------ Records supplied ------
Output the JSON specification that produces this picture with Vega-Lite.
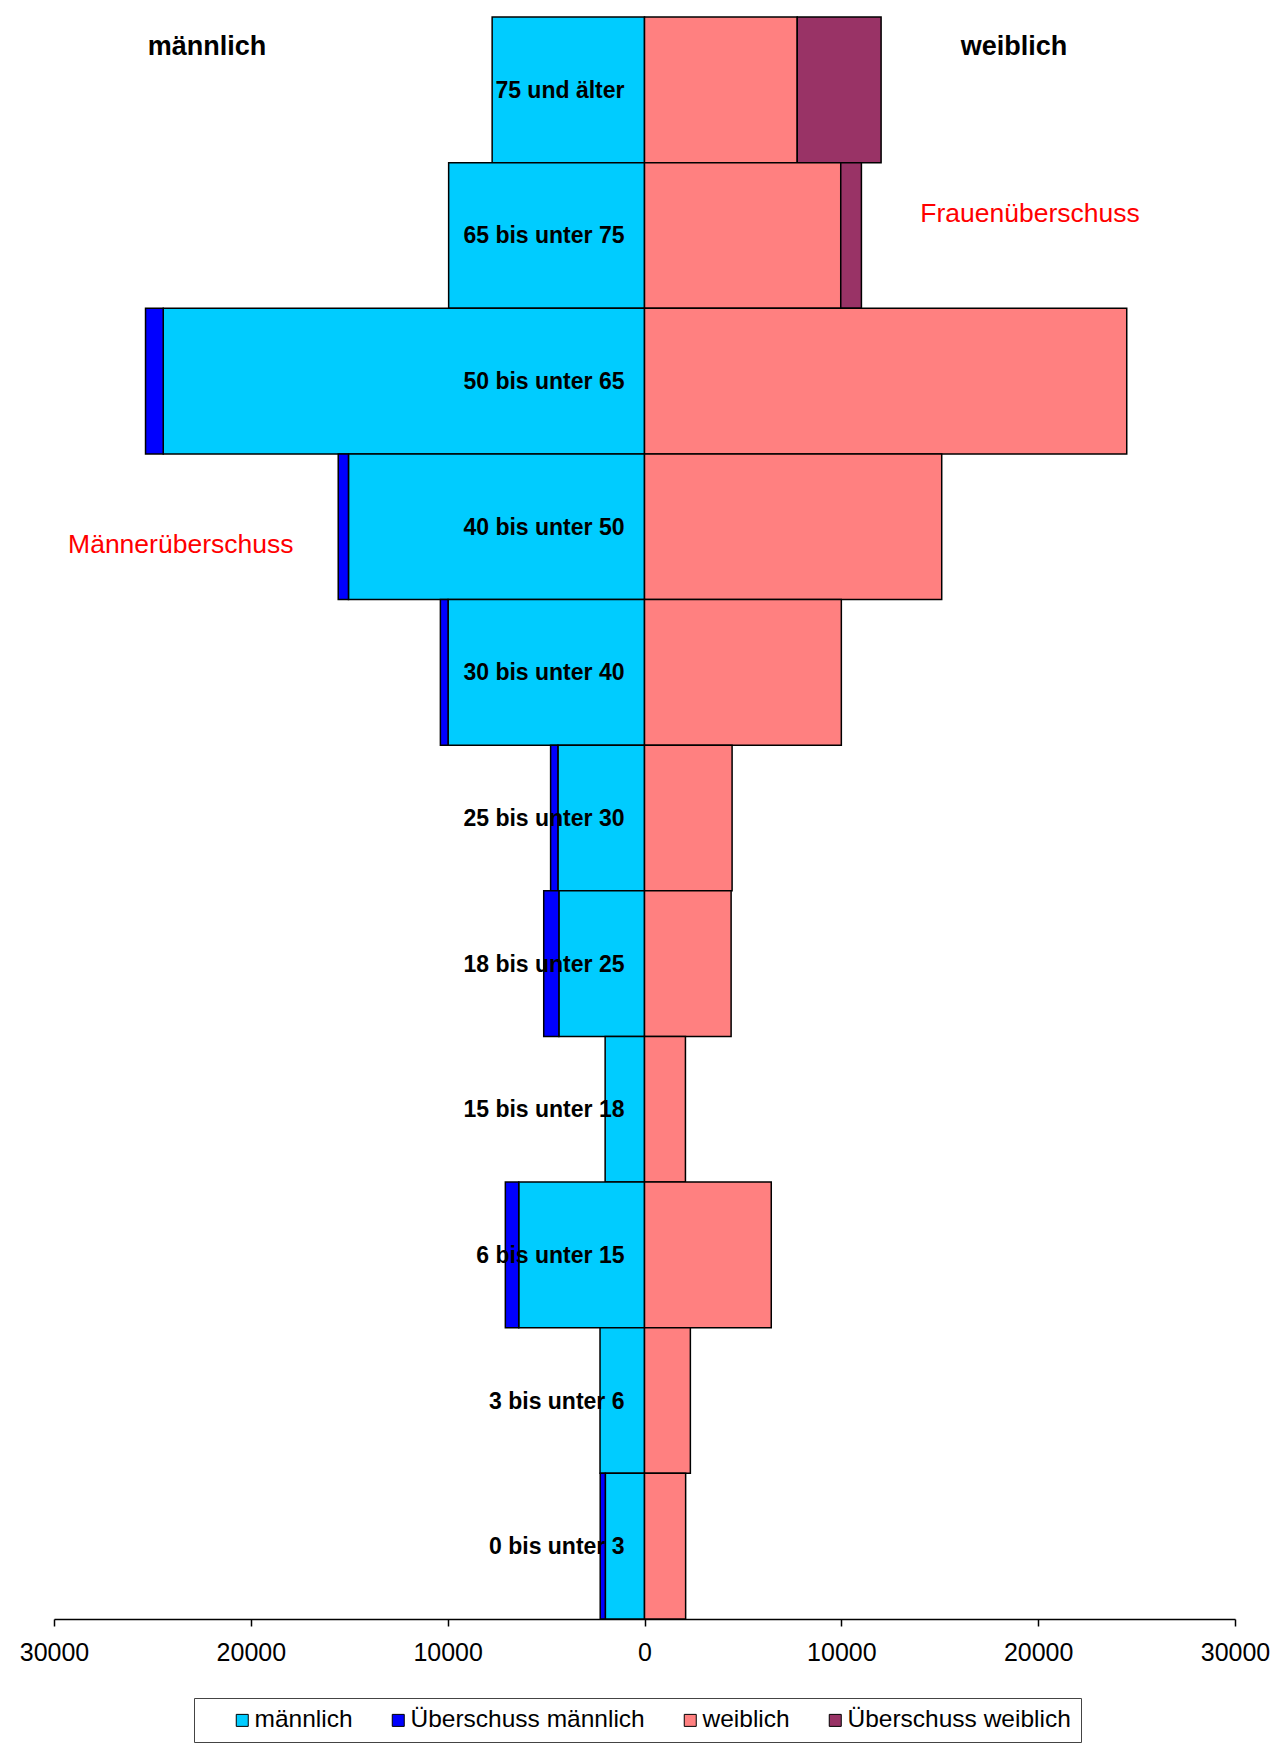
{
  "$schema": "https://vega.github.io/schema/vega-lite/v6.json",
  "width": 1181,
  "height": 1602,
  "autosize": "none",
  "padding": {"left": 54, "top": 17, "right": 52, "bottom": 128},
  "background": "white",
  "config": {
    "view": {"stroke": null},
    "font": "Liberation Sans",
    "text": {"font": "Liberation Sans", "color": "black"}
  },
  "data": {
    "values": [
      {"alter": "75 und älter", "kategorie": "männlich", "anzahl": -7740},
      {"alter": "75 und älter", "kategorie": "weiblich", "anzahl": 7760},
      {"alter": "75 und älter", "kategorie": "Überschuss weiblich", "anzahl": 4260},
      {"alter": "65 bis unter 75", "kategorie": "männlich", "anzahl": -9950},
      {"alter": "65 bis unter 75", "kategorie": "weiblich", "anzahl": 9970},
      {"alter": "65 bis unter 75", "kategorie": "Überschuss weiblich", "anzahl": 1050},
      {"alter": "50 bis unter 65", "kategorie": "männlich", "anzahl": -24450},
      {"alter": "50 bis unter 65", "kategorie": "Überschuss männlich", "anzahl": -900},
      {"alter": "50 bis unter 65", "kategorie": "weiblich", "anzahl": 24500},
      {"alter": "40 bis unter 50", "kategorie": "männlich", "anzahl": -15040},
      {"alter": "40 bis unter 50", "kategorie": "Überschuss männlich", "anzahl": -520},
      {"alter": "40 bis unter 50", "kategorie": "weiblich", "anzahl": 15100},
      {"alter": "30 bis unter 40", "kategorie": "männlich", "anzahl": -9980},
      {"alter": "30 bis unter 40", "kategorie": "Überschuss männlich", "anzahl": -390},
      {"alter": "30 bis unter 40", "kategorie": "weiblich", "anzahl": 10000},
      {"alter": "25 bis unter 30", "kategorie": "männlich", "anzahl": -4400},
      {"alter": "25 bis unter 30", "kategorie": "Überschuss männlich", "anzahl": -370},
      {"alter": "25 bis unter 30", "kategorie": "weiblich", "anzahl": 4450},
      {"alter": "18 bis unter 25", "kategorie": "männlich", "anzahl": -4350},
      {"alter": "18 bis unter 25", "kategorie": "Überschuss männlich", "anzahl": -770},
      {"alter": "18 bis unter 25", "kategorie": "weiblich", "anzahl": 4400},
      {"alter": "15 bis unter 18", "kategorie": "männlich", "anzahl": -2000},
      {"alter": "15 bis unter 18", "kategorie": "weiblich", "anzahl": 2080},
      {"alter": "6 bis unter 15", "kategorie": "männlich", "anzahl": -6390},
      {"alter": "6 bis unter 15", "kategorie": "Überschuss männlich", "anzahl": -680},
      {"alter": "6 bis unter 15", "kategorie": "weiblich", "anzahl": 6440},
      {"alter": "3 bis unter 6", "kategorie": "männlich", "anzahl": -2260},
      {"alter": "3 bis unter 6", "kategorie": "weiblich", "anzahl": 2330},
      {"alter": "0 bis unter 3", "kategorie": "männlich", "anzahl": -1990},
      {"alter": "0 bis unter 3", "kategorie": "Überschuss männlich", "anzahl": -260},
      {"alter": "0 bis unter 3", "kategorie": "weiblich", "anzahl": 2090}
    ]
  },
  "layer": [
    {
      "mark": {"type": "bar", "stroke": "black", "strokeWidth": 1.5},
      "encoding": {
        "y": {
          "field": "alter",
          "type": "nominal",
          "sort": null,
          "scale": {
            "domain": ["75 und älter", "65 bis unter 75", "50 bis unter 65", "40 bis unter 50", "30 bis unter 40", "25 bis unter 30", "18 bis unter 25", "15 bis unter 18", "6 bis unter 15", "3 bis unter 6", "0 bis unter 3"],
            "paddingInner": 0,
            "paddingOuter": 0
          },
          "axis": null
        },
        "x": {
          "field": "anzahl",
          "type": "quantitative",
          "stack": "zero",
          "scale": {"domain": [-30000, 30000], "nice": false},
          "axis": {
            "title": null,
            "grid": false,
            "values": [-30000, -20000, -10000, 0, 10000, 20000, 30000],
            "labelExpr": "format(abs(datum.value), 'd')",
            "domainColor": "black",
            "domainWidth": 1.5,
            "tickColor": "black",
            "tickWidth": 1.5,
            "tickSize": 7,
            "labelFont": "Liberation Sans",
            "labelFontSize": 25,
            "labelColor": "black",
            "labelBaseline": "alphabetic",
            "labelPadding": 34,
            "labelFlush": false,
            "labelOverlap": false
          }
        },
        "color": {
          "field": "kategorie",
          "type": "nominal",
          "scale": {
            "domain": ["männlich", "Überschuss männlich", "weiblich", "Überschuss weiblich"],
            "range": ["#00CCFF", "#0000FF", "#FF8080", "#993366"]
          },
          "legend": {
            "title": null,
            "orient": "none",
            "legendX": 140,
            "legendY": 1681,
            "direction": "horizontal",
            "symbolType": "square",
            "symbolSize": 144,
            "symbolOffset": 26,
            "symbolStrokeColor": "black",
            "symbolStrokeWidth": 1,
            "symbolOpacity": 1,
            "labelFont": "Liberation Sans",
            "labelFontSize": 24.5,
            "labelColor": "black",
            "labelLimit": 400,
            "labelOffset": 0,
            "columnPadding": 7,
            "padding": 10,
            "strokeColor": "#444",
            "fillColor": "white"
          }
        },
        "order": {"field": "kategorie", "sort": "ascending"}
      }
    },
    {
      "transform": [{"filter": "datum.kategorie === 'männlich'"}],
      "mark": {"type": "text", "align": "right", "baseline": "alphabetic", "dx": -20, "dy": 8, "fontSize": 23, "fontWeight": "bold"},
      "encoding": {
        "y": {"field": "alter", "type": "nominal", "sort": null},
        "x": {"datum": 0},
        "text": {"field": "alter"}
      }
    },
    {
      "data": {"values": [{"beschriftung": "männlich", "position": -22230, "alter": "75 und älter"}]},
      "mark": {"type": "text", "align": "center", "baseline": "alphabetic", "dy": -34.5, "fontSize": 27, "fontWeight": "bold"},
      "encoding": {
        "y": {"field": "alter", "type": "nominal", "sort": null},
        "x": {"field": "position", "type": "quantitative"},
        "text": {"field": "beschriftung"}
      }
    },
    {
      "data": {"values": [{"beschriftung": "weiblich", "position": 18770, "alter": "75 und älter"}]},
      "mark": {"type": "text", "align": "center", "baseline": "alphabetic", "dy": -34.5, "fontSize": 27, "fontWeight": "bold"},
      "encoding": {
        "y": {"field": "alter", "type": "nominal", "sort": null},
        "x": {"field": "position", "type": "quantitative"},
        "text": {"field": "beschriftung"}
      }
    },
    {
      "data": {"values": [{"beschriftung": "Frauenüberschuss", "position": 19590, "alter": "65 bis unter 75"}]},
      "mark": {"type": "text", "align": "center", "baseline": "alphabetic", "dy": -13, "fontSize": 26.5, "color": "#FF0000"},
      "encoding": {
        "y": {"field": "alter", "type": "nominal", "sort": null},
        "x": {"field": "position", "type": "quantitative"},
        "text": {"field": "beschriftung"}
      }
    },
    {
      "data": {"values": [{"beschriftung": "Männerüberschuss", "position": -23560, "alter": "40 bis unter 50"}]},
      "mark": {"type": "text", "align": "center", "baseline": "alphabetic", "dy": 26, "fontSize": 26.5, "color": "#FF0000"},
      "encoding": {
        "y": {"field": "alter", "type": "nominal", "sort": null},
        "x": {"field": "position", "type": "quantitative"},
        "text": {"field": "beschriftung"}
      }
    }
  ]
}
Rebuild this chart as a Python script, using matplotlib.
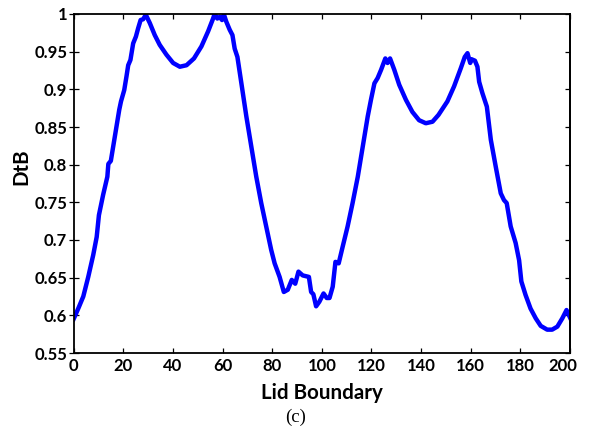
------
→ **What to produce**
Repeat each entry exactly as given; no pictures belong in the copy.

→ **Complete answer**
Output the JSON specification that produces this picture with Vega-Lite.
{
  "$schema": "https://vega.github.io/schema/vega-lite/v6.json",
  "width": 1181,
  "height": 1602,
  "autosize": "none",
  "padding": {"left": 54, "top": 17, "right": 52, "bottom": 128},
  "background": "white",
  "config": {
    "view": {"stroke": null},
    "font": "Liberation Sans",
    "text": {"font": "Liberation Sans", "color": "black"}
  },
  "data": {
    "values": [
      {"alter": "75 und älter", "kategorie": "männlich", "anzahl": -7740},
      {"alter": "75 und älter", "kategorie": "weiblich", "anzahl": 7760},
      {"alter": "75 und älter", "kategorie": "Überschuss weiblich", "anzahl": 4260},
      {"alter": "65 bis unter 75", "kategorie": "männlich", "anzahl": -9950},
      {"alter": "65 bis unter 75", "kategorie": "weiblich", "anzahl": 9970},
      {"alter": "65 bis unter 75", "kategorie": "Überschuss weiblich", "anzahl": 1050},
      {"alter": "50 bis unter 65", "kategorie": "männlich", "anzahl": -24450},
      {"alter": "50 bis unter 65", "kategorie": "Überschuss männlich", "anzahl": -900},
      {"alter": "50 bis unter 65", "kategorie": "weiblich", "anzahl": 24500},
      {"alter": "40 bis unter 50", "kategorie": "männlich", "anzahl": -15040},
      {"alter": "40 bis unter 50", "kategorie": "Überschuss männlich", "anzahl": -520},
      {"alter": "40 bis unter 50", "kategorie": "weiblich", "anzahl": 15100},
      {"alter": "30 bis unter 40", "kategorie": "männlich", "anzahl": -9980},
      {"alter": "30 bis unter 40", "kategorie": "Überschuss männlich", "anzahl": -390},
      {"alter": "30 bis unter 40", "kategorie": "weiblich", "anzahl": 10000},
      {"alter": "25 bis unter 30", "kategorie": "männlich", "anzahl": -4400},
      {"alter": "25 bis unter 30", "kategorie": "Überschuss männlich", "anzahl": -370},
      {"alter": "25 bis unter 30", "kategorie": "weiblich", "anzahl": 4450},
      {"alter": "18 bis unter 25", "kategorie": "männlich", "anzahl": -4350},
      {"alter": "18 bis unter 25", "kategorie": "Überschuss männlich", "anzahl": -770},
      {"alter": "18 bis unter 25", "kategorie": "weiblich", "anzahl": 4400},
      {"alter": "15 bis unter 18", "kategorie": "männlich", "anzahl": -2000},
      {"alter": "15 bis unter 18", "kategorie": "weiblich", "anzahl": 2080},
      {"alter": "6 bis unter 15", "kategorie": "männlich", "anzahl": -6390},
      {"alter": "6 bis unter 15", "kategorie": "Überschuss männlich", "anzahl": -680},
      {"alter": "6 bis unter 15", "kategorie": "weiblich", "anzahl": 6440},
      {"alter": "3 bis unter 6", "kategorie": "männlich", "anzahl": -2260},
      {"alter": "3 bis unter 6", "kategorie": "weiblich", "anzahl": 2330},
      {"alter": "0 bis unter 3", "kategorie": "männlich", "anzahl": -1990},
      {"alter": "0 bis unter 3", "kategorie": "Überschuss männlich", "anzahl": -260},
      {"alter": "0 bis unter 3", "kategorie": "weiblich", "anzahl": 2090}
    ]
  },
  "layer": [
    {
      "mark": {"type": "bar", "stroke": "black", "strokeWidth": 1.5},
      "encoding": {
        "y": {
          "field": "alter",
          "type": "nominal",
          "sort": null,
          "scale": {
            "domain": ["75 und älter", "65 bis unter 75", "50 bis unter 65", "40 bis unter 50", "30 bis unter 40", "25 bis unter 30", "18 bis unter 25", "15 bis unter 18", "6 bis unter 15", "3 bis unter 6", "0 bis unter 3"],
            "paddingInner": 0,
            "paddingOuter": 0
          },
          "axis": null
        },
        "x": {
          "field": "anzahl",
          "type": "quantitative",
          "stack": "zero",
          "scale": {"domain": [-30000, 30000], "nice": false},
          "axis": {
            "title": null,
            "grid": false,
            "values": [-30000, -20000, -10000, 0, 10000, 20000, 30000],
            "labelExpr": "format(abs(datum.value), 'd')",
            "domainColor": "black",
            "domainWidth": 1.5,
            "tickColor": "black",
            "tickWidth": 1.5,
            "tickSize": 7,
            "labelFont": "Liberation Sans",
            "labelFontSize": 25,
            "labelColor": "black",
            "labelBaseline": "alphabetic",
            "labelPadding": 34,
            "labelFlush": false,
            "labelOverlap": false
          }
        },
        "color": {
          "field": "kategorie",
          "type": "nominal",
          "scale": {
            "domain": ["männlich", "Überschuss männlich", "weiblich", "Überschuss weiblich"],
            "range": ["#00CCFF", "#0000FF", "#FF8080", "#993366"]
          },
          "legend": {
            "title": null,
            "orient": "none",
            "legendX": 140,
            "legendY": 1681,
            "direction": "horizontal",
            "symbolType": "square",
            "symbolSize": 144,
            "symbolOffset": 26,
            "symbolStrokeColor": "black",
            "symbolStrokeWidth": 1,
            "symbolOpacity": 1,
            "labelFont": "Liberation Sans",
            "labelFontSize": 24.5,
            "labelColor": "black",
            "labelLimit": 400,
            "labelOffset": 0,
            "columnPadding": 7,
            "padding": 10,
            "strokeColor": "#444",
            "fillColor": "white"
          }
        },
        "order": {"field": "kategorie", "sort": "ascending"}
      }
    },
    {
      "transform": [{"filter": "datum.kategorie === 'männlich'"}],
      "mark": {"type": "text", "align": "right", "baseline": "alphabetic", "dx": -20, "dy": 8, "fontSize": 23, "fontWeight": "bold"},
      "encoding": {
        "y": {"field": "alter", "type": "nominal", "sort": null},
        "x": {"datum": 0},
        "text": {"field": "alter"}
      }
    },
    {
      "data": {"values": [{"beschriftung": "männlich", "position": -22230, "alter": "75 und älter"}]},
      "mark": {"type": "text", "align": "center", "baseline": "alphabetic", "dy": -34.5, "fontSize": 27, "fontWeight": "bold"},
      "encoding": {
        "y": {"field": "alter", "type": "nominal", "sort": null},
        "x": {"field": "position", "type": "quantitative"},
        "text": {"field": "beschriftung"}
      }
    },
    {
      "data": {"values": [{"beschriftung": "weiblich", "position": 18770, "alter": "75 und älter"}]},
      "mark": {"type": "text", "align": "center", "baseline": "alphabetic", "dy": -34.5, "fontSize": 27, "fontWeight": "bold"},
      "encoding": {
        "y": {"field": "alter", "type": "nominal", "sort": null},
        "x": {"field": "position", "type": "quantitative"},
        "text": {"field": "beschriftung"}
      }
    },
    {
      "data": {"values": [{"beschriftung": "Frauenüberschuss", "position": 19590, "alter": "65 bis unter 75"}]},
      "mark": {"type": "text", "align": "center", "baseline": "alphabetic", "dy": -13, "fontSize": 26.5, "color": "#FF0000"},
      "encoding": {
        "y": {"field": "alter", "type": "nominal", "sort": null},
        "x": {"field": "position", "type": "quantitative"},
        "text": {"field": "beschriftung"}
      }
    },
    {
      "data": {"values": [{"beschriftung": "Männerüberschuss", "position": -23560, "alter": "40 bis unter 50"}]},
      "mark": {"type": "text", "align": "center", "baseline": "alphabetic", "dy": 26, "fontSize": 26.5, "color": "#FF0000"},
      "encoding": {
        "y": {"field": "alter", "type": "nominal", "sort": null},
        "x": {"field": "position", "type": "quantitative"},
        "text": {"field": "beschriftung"}
      }
    }
  ]
}
Rebuild this chart as a Python script, using matplotlib.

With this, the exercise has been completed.